▶ **Collected data**

--- Begin ---

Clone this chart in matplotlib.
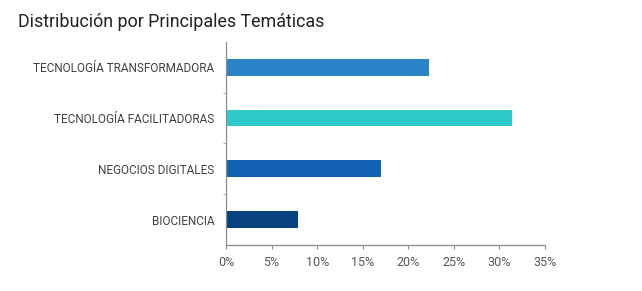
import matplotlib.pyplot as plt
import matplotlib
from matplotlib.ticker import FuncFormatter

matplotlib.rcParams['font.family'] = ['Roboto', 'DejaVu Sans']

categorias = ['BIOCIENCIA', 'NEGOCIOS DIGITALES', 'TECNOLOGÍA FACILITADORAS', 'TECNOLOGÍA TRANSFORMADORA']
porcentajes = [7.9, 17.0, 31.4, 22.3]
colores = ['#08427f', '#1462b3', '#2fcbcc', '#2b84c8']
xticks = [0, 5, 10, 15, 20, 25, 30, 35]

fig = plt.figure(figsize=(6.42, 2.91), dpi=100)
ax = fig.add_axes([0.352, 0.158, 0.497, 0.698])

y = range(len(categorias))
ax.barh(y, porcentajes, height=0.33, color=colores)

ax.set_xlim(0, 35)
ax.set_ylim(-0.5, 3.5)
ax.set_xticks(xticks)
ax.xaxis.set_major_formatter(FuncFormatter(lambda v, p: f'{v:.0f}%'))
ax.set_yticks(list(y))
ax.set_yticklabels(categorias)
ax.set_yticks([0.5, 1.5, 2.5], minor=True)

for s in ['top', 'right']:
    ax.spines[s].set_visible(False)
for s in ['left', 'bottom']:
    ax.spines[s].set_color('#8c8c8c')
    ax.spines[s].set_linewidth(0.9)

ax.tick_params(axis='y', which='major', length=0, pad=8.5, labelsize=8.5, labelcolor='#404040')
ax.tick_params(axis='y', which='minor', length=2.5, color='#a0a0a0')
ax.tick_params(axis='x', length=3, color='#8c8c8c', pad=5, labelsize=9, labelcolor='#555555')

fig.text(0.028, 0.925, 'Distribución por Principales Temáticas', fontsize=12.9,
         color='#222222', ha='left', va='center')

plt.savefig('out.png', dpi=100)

--- End ---

▶ **Aim**
Set down the material above as is, without any pictures.

▶ **Solution**
Clone this chart in matplotlib.
import matplotlib.pyplot as plt
import matplotlib
from matplotlib.ticker import FuncFormatter

matplotlib.rcParams['font.family'] = ['Roboto', 'DejaVu Sans']

categorias = ['BIOCIENCIA', 'NEGOCIOS DIGITALES', 'TECNOLOGÍA FACILITADORAS', 'TECNOLOGÍA TRANSFORMADORA']
porcentajes = [7.9, 17.0, 31.4, 22.3]
colores = ['#08427f', '#1462b3', '#2fcbcc', '#2b84c8']
xticks = [0, 5, 10, 15, 20, 25, 30, 35]

fig = plt.figure(figsize=(6.42, 2.91), dpi=100)
ax = fig.add_axes([0.352, 0.158, 0.497, 0.698])

y = range(len(categorias))
ax.barh(y, porcentajes, height=0.33, color=colores)

ax.set_xlim(0, 35)
ax.set_ylim(-0.5, 3.5)
ax.set_xticks(xticks)
ax.xaxis.set_major_formatter(FuncFormatter(lambda v, p: f'{v:.0f}%'))
ax.set_yticks(list(y))
ax.set_yticklabels(categorias)
ax.set_yticks([0.5, 1.5, 2.5], minor=True)

for s in ['top', 'right']:
    ax.spines[s].set_visible(False)
for s in ['left', 'bottom']:
    ax.spines[s].set_color('#8c8c8c')
    ax.spines[s].set_linewidth(0.9)

ax.tick_params(axis='y', which='major', length=0, pad=8.5, labelsize=8.5, labelcolor='#404040')
ax.tick_params(axis='y', which='minor', length=2.5, color='#a0a0a0')
ax.tick_params(axis='x', length=3, color='#8c8c8c', pad=5, labelsize=9, labelcolor='#555555')

fig.text(0.028, 0.925, 'Distribución por Principales Temáticas', fontsize=12.9,
         color='#222222', ha='left', va='center')

plt.savefig('out.png', dpi=100)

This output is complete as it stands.